There’s dominant. There’s historically dominant. And then there’s whatever Jannik Sinner is doing right now.
Tuesday night in Florida, the World #2 walked off Hard Rock Stadium’s hard courts having beaten Alex Michelsen 7-5 7-6(4). On the surface, a routine fourth-round result. Underneath it, something that tennis has genuinely never seen before.
Sinner has now won 28 consecutive sets at the Masters 1000 level, the most by any man in history. He broke Novak Djokovic’s previous record of 24 earlier in the week and then kept right on going. He has also moved past Roger Federer for the third-highest win rate in Masters 1000 history, sitting behind only Rafael Nadal and Djokovic. At 24 years old.
Let those three names settle for a moment: Djokovic. Federer. Nadal. Sinner just walked past one of them and is closing in on the other two at an age when most players are still figuring out their second serve.
How do you win 28 straight sets at this level??
The streak traces back to Paris last November, where Sinner claimed the Rolex Paris Masters title without dropping a set. He carried that form into 2026, winning the BNP Paribas Open at Indian Wells, again not dropping a single set. Then to Miami, where the machine just kept running.
The full picture at this tournament: 28 consecutive sets won, nine consecutive wins in Miami, his 20th Masters 1000 quarterfinal, a 5th consecutive Miami quarterfinal appearance, and 31 wins in his last 33 matches.
These aren’t just numbers. They represent a player who has architecturally removed losing a set at the biggest outdoor events on Tour as a statistical possibility. His opponents know it. His coaches know it. The question is whether anyone in the Miami quarterfinal bracket knows what to do about it.
The Night it Almost Ended
Great records need a near-death moment to acquire their mythology, and this one got it against Michelsen. The 22-year-old American, ranked 40th and playing at home, took a 5-2 lead in the second set. Sinner fought back to force a tiebreak, which he then dominated, winning six of the next seven points to seal the match.
He won 90% of points behind his first serve, delivering 15 aces, and eventually squared the set to force the breaker. When Michelsen had him on the ropes, Sinner served his way out of trouble. When the tiebreak arrived, Sinner’s ice-cold baseline precision took over. The streak survived.

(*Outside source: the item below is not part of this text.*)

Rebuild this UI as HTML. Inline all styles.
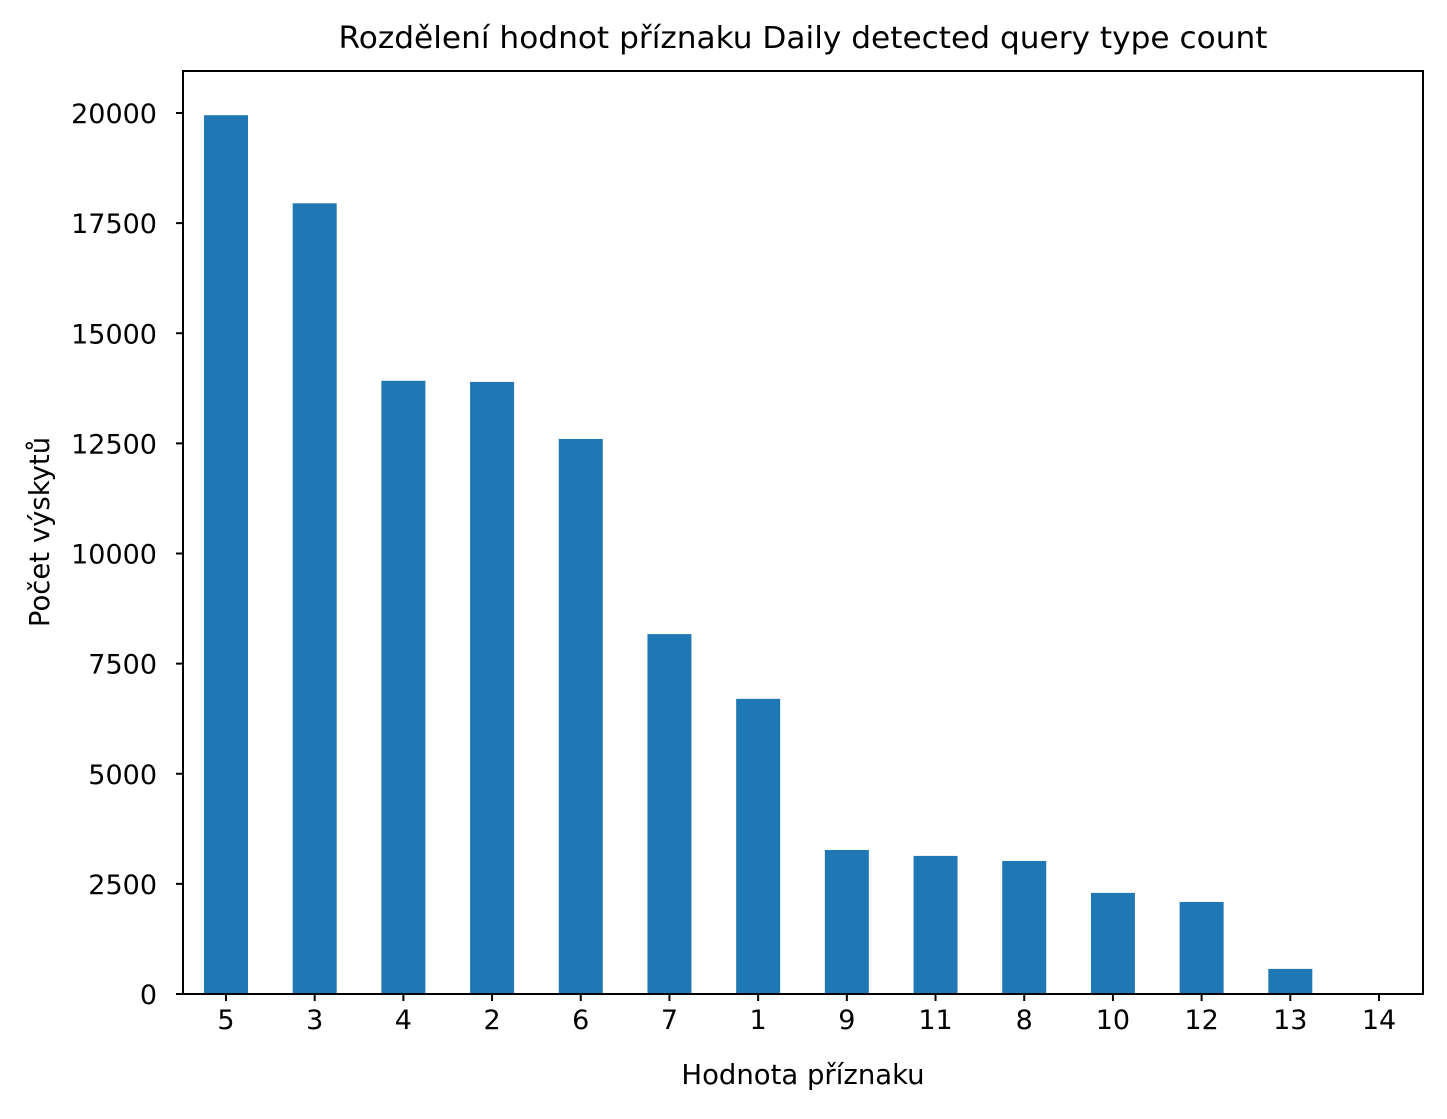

The Sunshine Double is in Sight
Sinner is bidding to win his third consecutive ATP 1000 title, having claimed Indian Wells, and is seeking his first Grand Slam crown of the season after falling to Djokovic in the Australian Open semifinals.
With Carlos Alcaraz eliminated in the third round by Sebastian Korda, the Italian is in a prime position to close the gap on the World No. 1 ranking battle–after all the Italian is not defending any points in Miami. Whether he wins the title or not, the ranking arithmetic already tilts his way this fortnight.
He is only the third male player to reach the quarterfinals in all of his first five Miami Open appearances, joining Yannick Noah and Stefan Edberg. The company of legends, again.
What Comes Next?
His quarterfinal opponent will be yet another American, Frances Tiafoe. He has won 28 consecutive matches against American opponents dating back to his loss to Ben Shelton in Shanghai in 2023.
The record will eventually end. All records always do. But in Miami, at this moment, with the clay season weeks away and Sinner ominously rounding into form, the more pressing question isn’t when the streak breaks, it’s how deep into the trophy hunt it carries him first.